You have to , in short, be willing to sing out of tune along with a huge chorus of voices that are also singing out of tune.
There is a huge chorus of voices singing to the tune of premillennialism. If you are supporting that view you are part of a very big crowd, which, IMO, is out of tune with the teaching of the apostles and the whole New Testament, and misinterprets the thousand years
of Revelation 20.
Jesus spoke of a judgment "in the last day," [John 12:47-48] but where did he refer to a millennium?
Acts 17:31 says, "Because he hath appointed a day, in the which he will judge the world in righteousness by that man whom he hath ordained; whereof he hath given assurance unto all men, in that he hath raised him from the dead." Where is there any room for a millennium here?
Paul wrote, "... In the day when God shall judge the secrets of men by Jesus Christ according to my gospel." [Romans 2:16] Where does Paul speak of a millennium?
Paul does teach that God will judge the world: "But if our unrighteousness commend the righteousness of God, what shall we say? Is God unrighteous who taketh vengeance? (I speak as a man) God forbid: for then how shall God judge the world?" [Romans 3:5-6]
He also said that the saints will judge the world; but isn't that referring to the judgment? "Do ye not know that the saints shall judge the world? and if the world shall be judged by you, are ye unworthy to judge the smallest matters?" [1 Corinthians 6:2]
Paul looked forward to receiving a reward, "at that day," but he said nothing about reigning on earth for a thousand years. "Henceforth there is laid up for me a crown of righteousness, which the Lord, the righteous judge, shall give me at that day: and not to me only, but unto all them also that love his appearing." [2 Timothy 4:8]
The apostle Peter wrote:
2 Peter 3:3-10
Knowing this first, that there shall come in the last days scoffers, walking after their own lusts,
And saying, Where is the promise of his coming? for since the fathers fell asleep, all things continue as they were from the beginning of the creation.
For this they willingly are ignorant of, that by the word of God the heavens were of old, and the earth standing out of the water and in the water:
Whereby the world that then was, being overflowed with water, perished:
But the heavens and the earth, which are now, by the same word are kept in store, reserved unto fire against the day of judgment and perdition of ungodly men.

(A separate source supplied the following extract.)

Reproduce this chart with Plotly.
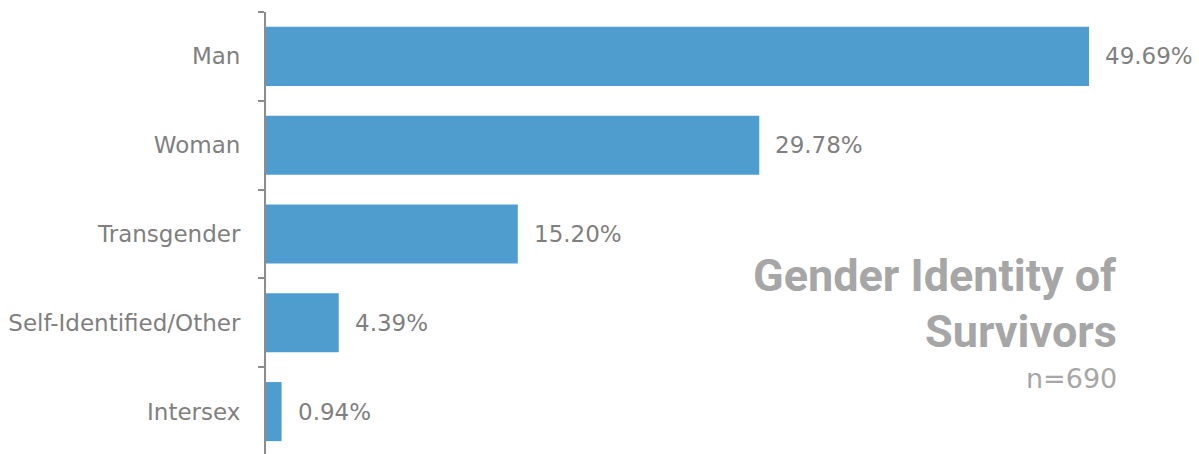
import plotly.graph_objects as go

categories = ["Man", "Woman", "Transgender", "Self-Identified/Other", "Intersex"]
values = [49.69, 29.78, 15.20, 4.39, 0.94]
labels = ["49.69%", "29.78%", "15.20%", "4.39%", "0.94%"]

W, H = 1199, 458
ml, mr, mt, mb = 266, 22, 12, 2
pw, ph = W - ml - mr, H - mt - mb

LABEL_FONT = "DejaVu Sans"
GRAY = "#7F7F7F"

fig = go.Figure(go.Bar(
    y=categories, x=values, orientation="h",
    marker=dict(color="#4E9DCE", line=dict(width=0)),
    width=0.665,
))

for v, c, t in zip(values, categories, labels):
    fig.add_annotation(
        x=v, y=c, xref="x", yref="y", text=t, showarrow=False,
        xanchor="left", yanchor="middle", xshift=14,
        font=dict(family=LABEL_FONT, size=23, color=GRAY),
    )

fig.update_layout(
    width=W, height=H,
    margin=dict(l=ml, r=mr, t=mt, b=mb, autoexpand=False),
    plot_bgcolor="white", paper_bgcolor="white",
    showlegend=False,
    font=dict(family=LABEL_FONT, size=23, color=GRAY),
)
fig.update_xaxes(range=[0, 55], visible=False, showgrid=False)
fig.update_yaxes(
    autorange="reversed", showline=True, linecolor="#8C8C8C", linewidth=2,
    ticks="outside", tickson="boundaries", ticklen=6, tickcolor="#8C8C8C", tickwidth=2,
    showgrid=False, tickfont=dict(family=LABEL_FONT, size=23, color=GRAY),
    ticklabelstandoff=19, automargin=False,
)

def py(pix):
    return 1 - (pix - mt) / ph

xr = (1119 - ml) / pw
fig.add_annotation(xref="paper", yref="paper", x=xr, y=py(275), xanchor="right", yanchor="middle",
                   showarrow=False, text="<b>Gender Identity of</b>",
                   font=dict(family="Roboto", size=45, color="#A6A6A6"))
fig.add_annotation(xref="paper", yref="paper", x=xr, y=py(331), xanchor="right", yanchor="middle",
                   showarrow=False, text="<b>Survivors</b>",
                   font=dict(family="Roboto", size=45, color="#A6A6A6"))
fig.add_annotation(xref="paper", yref="paper", x=xr, y=py(378), xanchor="right", yanchor="middle",
                   showarrow=False, text="n=690",
                   font=dict(family=LABEL_FONT, size=27, color="#A6A6A6"))

fig.write_html("out.html", config={"displayModeBar": False},
               post_script="document.body.style.margin='0px';document.body.style.overflow='hidden';")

But, beloved, be not ignorant of this one thing, that one day is with the Lord as a thousand years, and a thousand years as one day.
The Lord is not slack concerning his promise, as some men count slackness; but is longsuffering to us-ward, not willing that any should perish, but that all should come to repentance.
But the day of the Lord will come as a thief in the night; in the which the heavens shall pass away with a great noise, and the elements shall melt with fervent heat, the earth also and the works that are therein shall be burned up.
Where does the millennium idea fit in these verses? I don't see it. Peter speaks of the thousand years
as a "day" in connection with the present age, and the "day of the Lord." He does not refer to a future millennium. The "day of the Lord" comes as a thief which suggests it may be upon us already, although most people are unaware of it.
And neither is the millennium taught in Revelation 20, when the thousand years
is interpreted as symbolic, representing the lifetime of individual believers, who are figuratively "beheaded."